How many times did not change the impact of a word used. One time you had to use a word because a previous word was considered not right. But later than new word or other words became also considered wrong. As such in our lifetime we had to change already four times the word to talk about coloured people with a brown skin.
Vinson Cunningham, New Yorker, 15 May 2017
The most energetic but also the most frustrating section of ‘Talking Back’ is a short treatise on the word ‘nigga.’ McWhorter takes the customary care in distinguishing the word from its uglier, older cousin, ‘nigger,’ but he pushes the distinction further than most: for McWhorter, these are not simply two separate English words, let alone two pronunciations of the same word; they are, rather, words that belong to two different dialects. ‘Nigger is Standard English and nigga is Black English,’ he writes, matter-of-factly. ‘Nigga means ‘You’re one of us.’ Nigger doesn’t.’
This interpretation helps to explain the odd power that ‘nigga’ wields over blacks and whites alike when said aloud. Richard Pryor’s use of it in his standup act in the seventies was radical not simply because street lingo had made its way onto the stage: Pryor had swung open the door between alternate cultural dimensions. Blacks suddenly felt at home – ’up in the comedy club,’ somebody might have said – and whites relished the brief peek into a room they rarely saw. Something similar happened, and keeps on happening, with hip-hop, many of whose practitioners use the N-word as a kind of challenge to white enthusiasts. It’s become a familiar joke: when the music’s loud, and emotions are high, who dares recite, in full, the lyric that eventually alights on ‘nigga’?
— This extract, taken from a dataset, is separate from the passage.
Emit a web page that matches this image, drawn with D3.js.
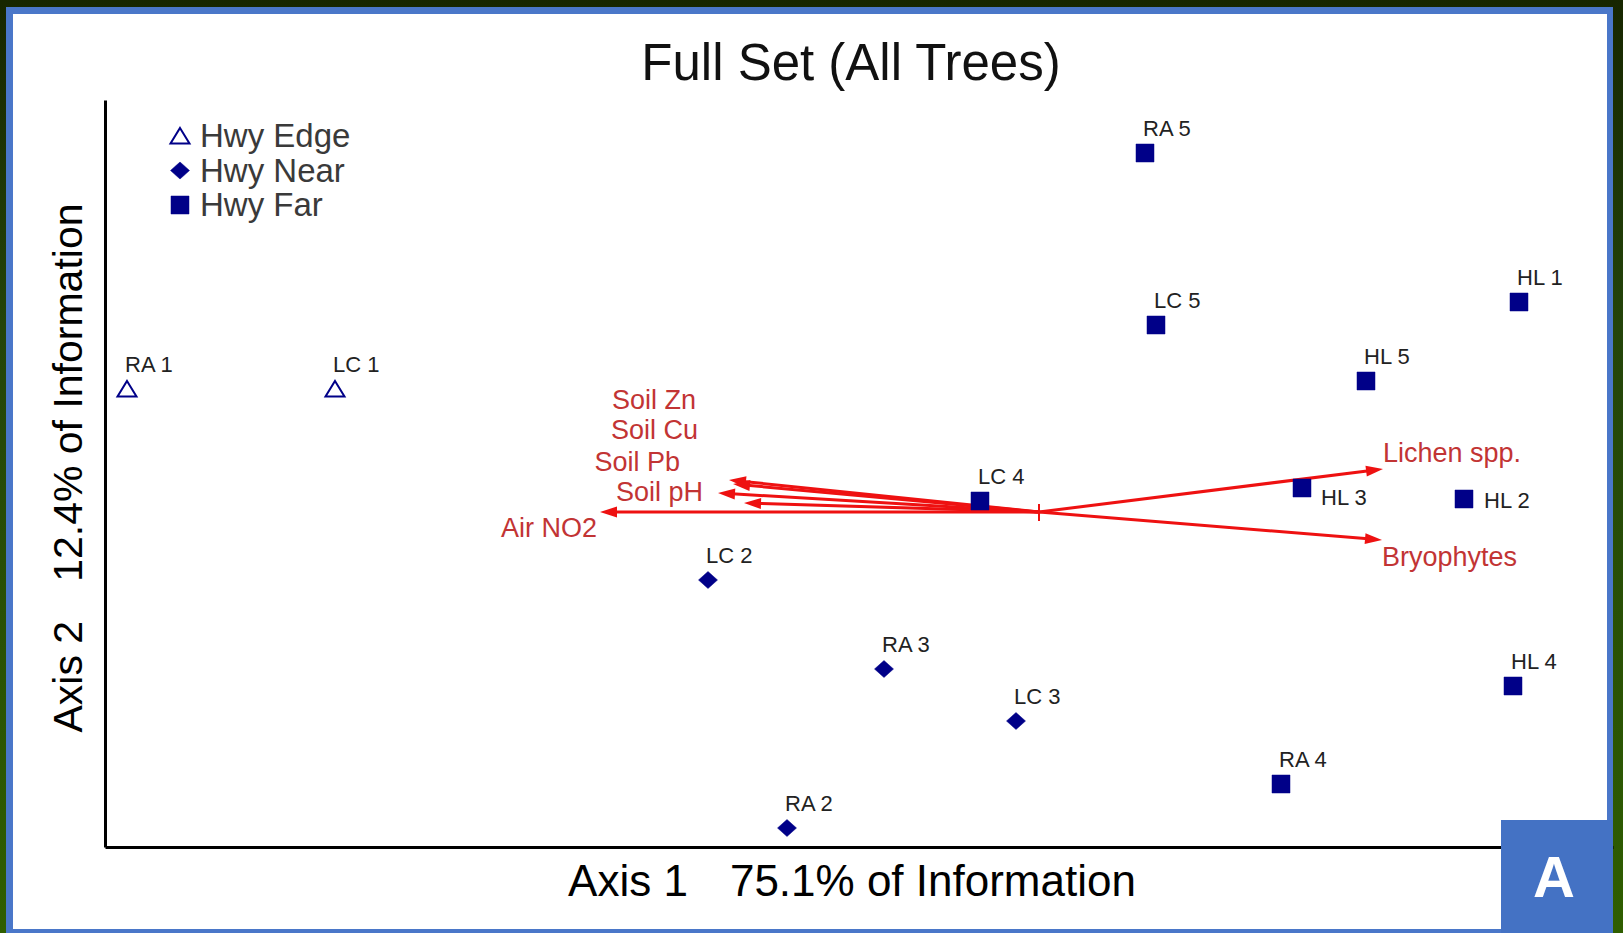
<!DOCTYPE html>
<html><head><meta charset="utf-8">
<script src="https://cdn.jsdelivr.net/npm/d3@7"></script>
<style>
html,body{margin:0;padding:0;overflow:hidden;background:#1f3a00}
svg{display:block}
text{font-family:"Liberation Sans",Arial,Helvetica,sans-serif}
</style>
</head><body>
<svg id="c" width="1623" height="933"></svg>
<script>
// ---- data (ordination scores) ----
const sites  = ["RA 1","LC 1","RA 5","LC 5","HL 1","HL 5","LC 4","HL 3","HL 2","HL 4","RA 4","LC 2","RA 3","LC 3","RA 2"];
const groups = ["Hwy Edge","Hwy Edge","Hwy Far","Hwy Far","Hwy Far","Hwy Far","Hwy Far","Hwy Far","Hwy Far","Hwy Far","Hwy Far","Hwy Near","Hwy Near","Hwy Near","Hwy Near"];
const axis1  = [-1.824,-1.408, 0.212, 0.234, 0.960, 0.654,-0.118, 0.526, 0.850, 0.948, 0.484,-0.662,-0.310,-0.046,-0.504];
const axis2  = [ 0.246, 0.246, 0.718, 0.374, 0.420, 0.262, 0.022, 0.048, 0.026,-0.348,-0.544,-0.136,-0.314,-0.418,-0.632];
const labelSide = ["above","above","above","above","above","above","above","belowRight","right","above","above","above","above","above","above"];

const variables = ["Soil Zn","Soil Cu","Soil Pb","Soil pH","Air NO2","Lichen spp.","Bryophytes"];
const varAxis1  = [-0.620,-0.612,-0.642,-0.590,-0.878, 0.688, 0.686];
const varAxis2  = [ 0.064, 0.056, 0.038, 0.018, 0.000, 0.086,-0.056];

const legendGroups = ["Hwy Edge","Hwy Near","Hwy Far"];
const titleText = "Full Set (All Trees)";
const xTitle = ["Axis 1","75.1% of Information"];
const yTitle = ["Axis 2","12.4% of Information"];
const panelLetter = "A";

// ---- layout ----
const W = 1623, H = 933;
const svg = d3.select("#c");
const defs = svg.append("defs");
const bg = defs.append("linearGradient").attr("id","bg").attr("x1",0).attr("y1",0).attr("x2",0).attr("y2",1);
bg.append("stop").attr("offset","0").attr("stop-color","#172600");
bg.append("stop").attr("offset","0.35").attr("stop-color","#24440a");
bg.append("stop").attr("offset","1").attr("stop-color","#2f5e00");
svg.append("rect").attr("width",W).attr("height",H).attr("fill","url(#bg)");
svg.append("rect").attr("x",6).attr("y",7).attr("width",1607).attr("height",H-7).attr("fill","#4a77c9");
svg.append("rect").attr("x",13).attr("y",14).attr("width",1594).attr("height",915).attr("fill","#ffffff");

const x = d3.scaleLinear().domain([-1.868, 1.148]).range([105, 1613]);
const y = d3.scaleLinear().domain([-0.67, 0.824]).range([847, 100]);

const navy = "#000088";
const red = "#ee1111";
const redText = "#c23434";

// title
svg.append("text").attr("x",851).attr("y",80).attr("text-anchor","middle")
  .attr("font-size",51).attr("fill","#111").text(titleText);

// axes (domain lines only)
const gx = svg.append("g").attr("transform","translate(0,847)")
  .call(d3.axisBottom(x).ticks(0).tickSize(0).tickSizeOuter(0));
const gy = svg.append("g").attr("transform","translate(105,0)")
  .call(d3.axisLeft(y).ticks(0).tickSize(0).tickSizeOuter(0));
[gx,gy].forEach(g=>{g.select(".domain").attr("stroke","#000").attr("stroke-width",3);g.selectAll(".tick").remove();});

// axis titles
const xt = svg.append("text").attr("x",852).attr("y",896).attr("text-anchor","middle").attr("font-size",44).attr("fill","#000");
xt.append("tspan").text(xTitle[0]);
xt.append("tspan").attr("dx",42).text(xTitle[1]);
const yt = svg.append("text").attr("transform","translate(82,468) rotate(-90)").attr("text-anchor","middle").attr("font-size",41).attr("fill","#000");
yt.append("tspan").text(yTitle[0]);
yt.append("tspan").attr("dx",39).text(yTitle[1]);

// marker shapes
function shapePath(group){
  if(group==="Hwy Edge") return "M0,-8L9.5,7.5L-9.5,7.5Z";
  if(group==="Hwy Near") return "M0,-8.5L9.5,0L0,8.5L-9.5,0Z";
  return "M-9,-9H9V9H-9Z";
}
function drawShape(sel, group){
  sel.attr("d", shapePath(group))
    .attr("fill", group==="Hwy Edge" ? "none" : navy)
    .attr("stroke", navy)
    .attr("stroke-width", group==="Hwy Edge" ? 2 : 0.5);
}

// legend
const leg = svg.append("g");
const legY = d3.scalePoint().domain(legendGroups).range([136,205]);
legendGroups.forEach(gname=>{
  leg.append("path").attr("transform",`translate(180,${legY(gname)})`).call(drawShape, gname);
  leg.append("text").attr("x",200).attr("y",legY(gname)+11).attr("font-size",33).attr("fill","#3a3a3a").text(gname);
});

// biplot vectors
const ox = x(0), oy = y(0);
const vg = svg.append("g");
variables.forEach((v,i)=>{
  const tx = x(varAxis1[i]), ty = y(varAxis2[i]);
  const dx = tx-ox, dy = ty-oy, len = Math.hypot(dx,dy);
  const ux = dx/len, uy = dy/len, hl = 17, hw = 5.5;
  vg.append("line").attr("x1",ox).attr("y1",oy).attr("x2",tx-ux*(hl-3)).attr("y2",ty-uy*(hl-3))
    .attr("stroke",red).attr("stroke-width",3);
  const bx = tx-ux*hl, by = ty-uy*hl;
  vg.append("path").attr("d",`M${tx},${ty}L${bx-uy*hw},${by+ux*hw}L${bx+uy*hw},${by-ux*hw}Z`).attr("fill",red);
});
vg.append("line").attr("x1",ox).attr("y1",oy-8).attr("x2",ox).attr("y2",oy+9).attr("stroke",red).attr("stroke-width",2);
vg.append("line").attr("x1",ox-8).attr("y1",oy).attr("x2",ox+8).attr("y2",oy).attr("stroke",red).attr("stroke-width",2);

// vector labels (offset from arrow tip)
const varLabelOffset = {
  "Soil Zn":[-33,-71,"end"], "Soil Cu":[-35,-45,"end"], "Soil Pb":[-38,-22,"end"],
  "Soil pH":[-41,-2,"end"], "Air NO2":[-3,25,"end"], "Lichen spp.":[0,-7,"start"], "Bryophytes":[0,26,"start"]
};
variables.forEach((v,i)=>{
  const o = varLabelOffset[v];
  svg.append("text").attr("x",x(varAxis1[i])+o[0]).attr("y",y(varAxis2[i])+o[1])
    .attr("text-anchor",o[2]).attr("font-size",27).attr("fill",redText).text(v);
});

// site points
const pts = sites.map((s,i)=>({name:s, group:groups[i], a1:axis1[i], a2:axis2[i], side:labelSide[i]}));
svg.append("g").selectAll("path").data(pts).join("path")
  .attr("transform",d=>`translate(${x(d.a1)},${y(d.a2)})`)
  .each(function(d){ d3.select(this).call(drawShape, d.group); });
const sideOff = {above:[-2,-17], belowRight:[19,17], right:[20,9]};
svg.append("g").selectAll("text").data(pts).join("text")
  .attr("x",d=>x(d.a1)+sideOff[d.side][0]).attr("y",d=>y(d.a2)+sideOff[d.side][1])
  .attr("font-size",22).attr("fill","#222").text(d=>d.name);

// panel letter box
svg.append("rect").attr("x",1501).attr("y",820).attr("width",112).attr("height",113).attr("fill","#4472c4");
svg.append("text").attr("x",1554).attr("y",897).attr("text-anchor","middle").attr("font-size",58)
  .attr("font-weight","bold").attr("fill","#fff").text(panelLetter);
</script>
</body></html>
That ‘nigga’ is not only one of our most controversial words but also one of our funniest is revealing, and worth puzzling over. McWhorter doesn’t allow himself the pleasure. The word’s power – and therefore its coherence, its licitness as language – is impossible to understand without a glance at the history of race-rooted subjugation in America. The emergence of Black English is owed in part to straightforwardly linguistic factors: McWhorter convincingly cites the phenomenon of recently enslaved adults straining to learn a new language, plus a syncretistic importation of vocal gestures picked up along the trail of forced migration. But it also developed as a covert, often defiant response to the surveillance state of slavery. Grammatical nuance, new vocabulary, subtleties of tone – these were verbal expressions of racism’s mind-splitting crucible, what WEB Du Bois called ‘double consciousness.’ As Henry Louis Gates, Jr., has written, black vernacular is a literary development as well as a linguistic one. ‘The black tradition’ – from ring shouts to Ralph Ellison – ‘is double-voiced,’ Gates writes, in the introduction to his seminal study, ‘The Signifying Monkey,’ echoing Du Bois. The humor associated with black language play – with jokers like Pryor and Bernie Mac – directly descends from this multivocal tradition, and from the trouble that made it necessary.